The final project is worth 20% of your final grade. The schedule for final project deliverables, and the contribution of each one to the grade you receive for the final project, are as follows:

Deliverable | Due Date | Grade Percent | Turn In |
---|---|---|---|

Project Proposal | 11/19/21 by 11:59pm | 10% | Blackboard |

Project Presentation Video | 12/10/21 by 11:59pm | 30% | Blackboard |

Implementation | 12/10/21 at 11:59pm | 40% | Blackboard |

Project Writeup | 12/10/21 at 11:59pm | 20% | Blackboard |

Graduate students (and undergraduates taking the course for graduate credit) will be expected to develop a more ambitious final project (a more sophisticated algorithm or approach; a larger or more challenging dataset; or a more detailed analysis of experimental results).

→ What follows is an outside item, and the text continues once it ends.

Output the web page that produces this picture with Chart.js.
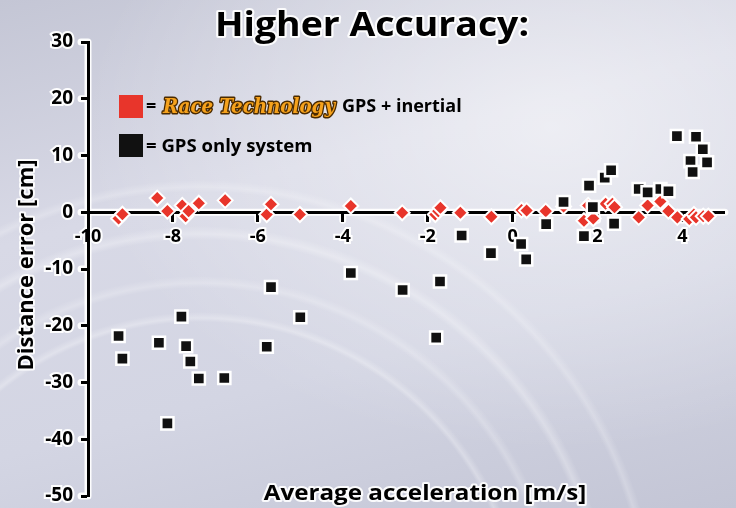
<!DOCTYPE html>
<html>
<head>
<meta charset="utf-8">
<title>Higher Accuracy</title>
<script src="https://cdn.jsdelivr.net/npm/chart.js@4.4.1/dist/chart.umd.min.js"></script>
<style>
  html, body { margin: 0; padding: 0; }
  body {
    width: 736px; height: 508px; overflow: hidden;
    background:
      radial-gradient(circle at 200px 640px, transparent 318px, rgba(255,255,255,0.28) 322px, transparent 328px,
                      transparent 352px, rgba(255,255,255,0.22) 357px, transparent 364px,
                      transparent 400px, rgba(255,255,255,0.28) 406px, transparent 414px,
                      transparent 448px, rgba(255,255,255,0.22) 453px, transparent 460px),
      radial-gradient(ellipse at 75% 25%, rgba(255,255,255,0.55), rgba(255,255,255,0) 60%),
      linear-gradient(165deg, #c4c6d5 0%, #d8d9e6 35%, #d3d5e3 65%, #c3c5d5 100%);
  }
  #wrap { position: relative; width: 736px; height: 508px; }
</style>
</head>
<body>
<div id="wrap"><canvas id="chart" width="736" height="508"></canvas></div>
<script>
// tick labels
const xTickValues = [-10, -8, -6, -4, -2, 0, 2, 4];
const yTickValues = [-50, -40, -30, -20, -10, 0, 10, 20, 30];

// Race Technology GPS + inertial (red diamonds)
const raceTechX = [-9.28, -9.19, -8.37, -8.13, -7.78, -7.70, -7.63, -7.39, -6.77, -5.79,
                   -5.69, -5.01, -3.81, -2.60, -1.82, -1.75, -1.70, -1.23, -0.50, 0.21,
                   0.33, 0.78, 1.20, 1.68, 1.78, 1.90, 2.19, 2.35, 2.40, 2.97,
                   3.18, 3.48, 3.67, 3.88, 4.16, 4.27, 4.32, 4.49, 4.61];
const raceTechY = [-1.1, -0.35, 2.5, 0.2, 1.2, -0.7, 0.2, 1.6, 2.1, -0.4,
                   1.4, -0.4, 1.1, -0.1, -0.4, 0.2, 0.8, -0.1, -0.8, 0.4,
                   0.3, 0.2, 1.0, -1.5, 1.2, -1.1, 1.5, 1.5, 0.9, -0.9,
                   1.2, 1.9, 0.2, -0.9, -1.2, -0.4, -0.9, -0.7, -0.7];

// GPS only system (black squares)
const gpsOnlyX = [-9.28, -9.19, -8.33, -8.13, -7.80, -7.69, -7.59, -7.39, -6.79, -5.79,
                  -5.69, -5.00, -3.81, -2.59, -1.80, -1.71, -1.20, -0.51, 0.20, 0.32,
                  0.79, 1.20, 1.68, 1.80, 1.89, 2.17, 2.32, 2.39, 2.97, 3.18,
                  3.48, 3.67, 3.87, 4.19, 4.24, 4.32, 4.48, 4.58];
const gpsOnlyY = [-21.8, -25.8, -23.0, -37.2, -18.4, -23.6, -26.3, -29.3, -29.2, -23.7,
                  -13.2, -18.5, -10.7, -13.7, -22.1, -12.2, -4.1, -7.2, -5.6, -8.3,
                  -2.1, 1.8, -4.2, 4.7, 0.9, 6.1, 7.4, -2.0, 4.1, 3.5,
                  4.1, 3.7, 13.4, 9.0, 7.1, 13.3, 11.1, 8.8];

const RED = '#e8352b';
const BLACK = '#111111';
const FONT = '"Open Sans", "Noto Sans", sans-serif';

const toPoints = (xs, ys) => xs.map((x, i) => ({ x: x, y: ys[i] }));

// text with a white rim, stretched a little wider (x scale sx)
function haloText(ctx, text, x, y, width, sx) {
  ctx.save();
  ctx.translate(x, y);
  ctx.scale(sx || 1, 1);
  ctx.lineJoin = 'round';
  if (width > 0) {
    ctx.strokeStyle = 'rgba(255,255,255,0.9)';
    ctx.lineWidth = width;
    ctx.strokeText(text, 0, 0);
  }
  ctx.fillStyle = '#000';
  ctx.fillText(text, 0, 0);
  ctx.restore();
}

// white outline under the axis lines and tick marks, plus titles and legend
const axisHalo = {
  id: 'axisHalo',
  beforeDraw(chart) {
    const ctx = chart.ctx;
    const xs = chart.scales.x, ys = chart.scales.y;
    const area = chart.chartArea;
    const y0 = ys.getPixelForValue(0);
    ctx.save();
    ctx.strokeStyle = 'rgba(255,255,255,0.95)';
    ctx.lineWidth = 7;
    ctx.lineCap = 'round';
    ctx.beginPath();
    ctx.moveTo(area.left, area.top);
    ctx.lineTo(area.left, area.bottom);
    ctx.moveTo(area.left, y0);
    ctx.lineTo(area.right, y0);
    yTickValues.forEach(v => {
      const py = ys.getPixelForValue(v);
      ctx.moveTo(area.left - 7, py);
      ctx.lineTo(area.left, py);
    });
    xTickValues.forEach(v => {
      const px = xs.getPixelForValue(v);
      ctx.moveTo(px, y0);
      ctx.lineTo(px, y0 + 8);
    });
    ctx.stroke();
    ctx.restore();
  },
  afterDraw(chart) {
    const ctx = chart.ctx;
    ctx.save();
    ctx.textBaseline = 'alphabetic';

    // title
    ctx.textAlign = 'center';
    ctx.font = 'bold 34px ' + FONT;
    haloText(ctx, 'Higher Accuracy:', 372, 36, 4, 1.1);

    // axis titles
    ctx.font = 'bold 22px ' + FONT;
    haloText(ctx, 'Average acceleration [m/s]', 425, 500, 4, 1.1);
    ctx.save();
    ctx.translate(33, 265);
    ctx.rotate(-Math.PI / 2);
    haloText(ctx, 'Distance error [cm]', 0, 0, 4, 1);
    ctx.restore();

    // legend
    const ds = chart.data.datasets;
    ctx.textAlign = 'left';
    ctx.fillStyle = ds[1].backgroundColor;
    ctx.fillRect(119, 95, 24, 23);
    ctx.fillStyle = ds[0].backgroundColor;
    ctx.fillRect(119, 134, 24, 23);

    ctx.font = 'bold 18px ' + FONT;
    haloText(ctx, '=', 146, 112, 0, 1);
    haloText(ctx, '= GPS only system', 146, 152, 0, 1.03);

    ctx.font = 'italic bold 21px "DejaVu Serif", serif';
    const w = ctx.measureText('Race Technology').width;
    ctx.save();
    ctx.translate(163, 113);
    ctx.scale(172 / w, 1);
    ctx.lineJoin = 'round';
    ctx.strokeStyle = '#4a2a00';
    ctx.lineWidth = 3;
    ctx.strokeText('Race Technology', 0, 0);
    ctx.fillStyle = '#f6a21c';
    ctx.fillText('Race Technology', 0, 0);
    ctx.restore();

    ctx.font = 'bold 18px ' + FONT;
    haloText(ctx, 'GPS + inertial', 342, 112, 0, 1);
    ctx.restore();
  }
};

new Chart(document.getElementById('chart'), {
  type: 'scatter',
  data: {
    datasets: [
      {
        label: 'GPS only system',
        data: toPoints(gpsOnlyX, gpsOnlyY),
        pointStyle: 'rect',
        pointRadius: 8.6,
        pointHoverRadius: 8.6,
        backgroundColor: BLACK,
        borderColor: '#ffffff',
        borderWidth: 2.5,
        clip: false
      },
      {
        label: 'Race Technology GPS + inertial',
        data: toPoints(raceTechX, raceTechY),
        pointStyle: 'rectRot',
        pointRadius: 7.5,
        pointHoverRadius: 7.5,
        backgroundColor: RED,
        borderColor: '#ffffff',
        borderWidth: 2,
        clip: false
      }
    ]
  },
  options: {
    responsive: false,
    animation: false,
    events: [],
    layout: { padding: { top: 42, bottom: 12, right: 7, left: 0 } },
    plugins: {
      legend: { display: false },
      title: { display: false },
      tooltip: { enabled: false }
    },
    scales: {
      x: {
        type: 'linear',
        position: { y: 0 },
        min: -10,
        max: 5,
        afterBuildTicks: scale => { scale.ticks = xTickValues.map(v => ({ value: v })); },
        grid: { drawOnChartArea: false, drawTicks: true, tickLength: 8, tickWidth: 3, tickColor: '#000' },
        border: { display: true, color: '#000', width: 3 },
        ticks: {
          maxRotation: 0,
          autoSkip: false,
          padding: 6,
          color: '#000',
          font: { family: FONT, size: 18, weight: 'bold' },
          textStrokeColor: 'rgba(255,255,255,0.95)',
          textStrokeWidth: 4
        }
      },
      y: {
        type: 'linear',
        position: 'left',
        min: -50,
        max: 30,
        afterBuildTicks: scale => { scale.ticks = yTickValues.map(v => ({ value: v })); },
        afterFit: scale => { scale.width = 88; scale.paddingTop = 0; scale.paddingBottom = 0; },
        grid: { drawOnChartArea: false, drawTicks: true, tickLength: 7, tickWidth: 3, tickColor: '#000' },
        border: { display: true, color: '#000', width: 3 },
        ticks: {
          padding: 8,
          color: '#000',
          font: { family: FONT, size: 19, weight: 'bold', lineHeight: 1 },
          textStrokeColor: 'rgba(255,255,255,0.95)',
          textStrokeWidth: 4
        }
      }
    }
  },
  plugins: [axisHalo]
});
</script>
</body>
</html>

You’re welcome to work on any project interesting to you, as long as it’s related to data privacy. Suggested examples are below.

- For a workload of queries on several columns, compare the Laplace and Gaussian mechanisms
- Analyze clipping parameters for some of the columns (e.g. for summation)
- Try to predict one column using the rest of them using differentially private gradient descent
- Try to answer clearly important questions about the data, with differential privacy
- Census: populations; average incomes; use Laplace and/or Gaussian mechanisms
- COMPAS: connection between race and score (e.g. following Propublica’s analysis); use Laplace and/or Gaussian mechanisms
- Kaggle datasets: differentially private gradient descent
- UCI ML datasets: differentially private gradient descent (look for larger datasets, > 1000 samples)

- Multi-column synthetic data using private marginals
- Hierarchical solutions for answering range queries (e.g. Census “top-down” algorithm)
- Variants of differentially private gradient descent (e.g. minibatching)
- Iterative algorithms for synthetic representations (e.g. MWEM)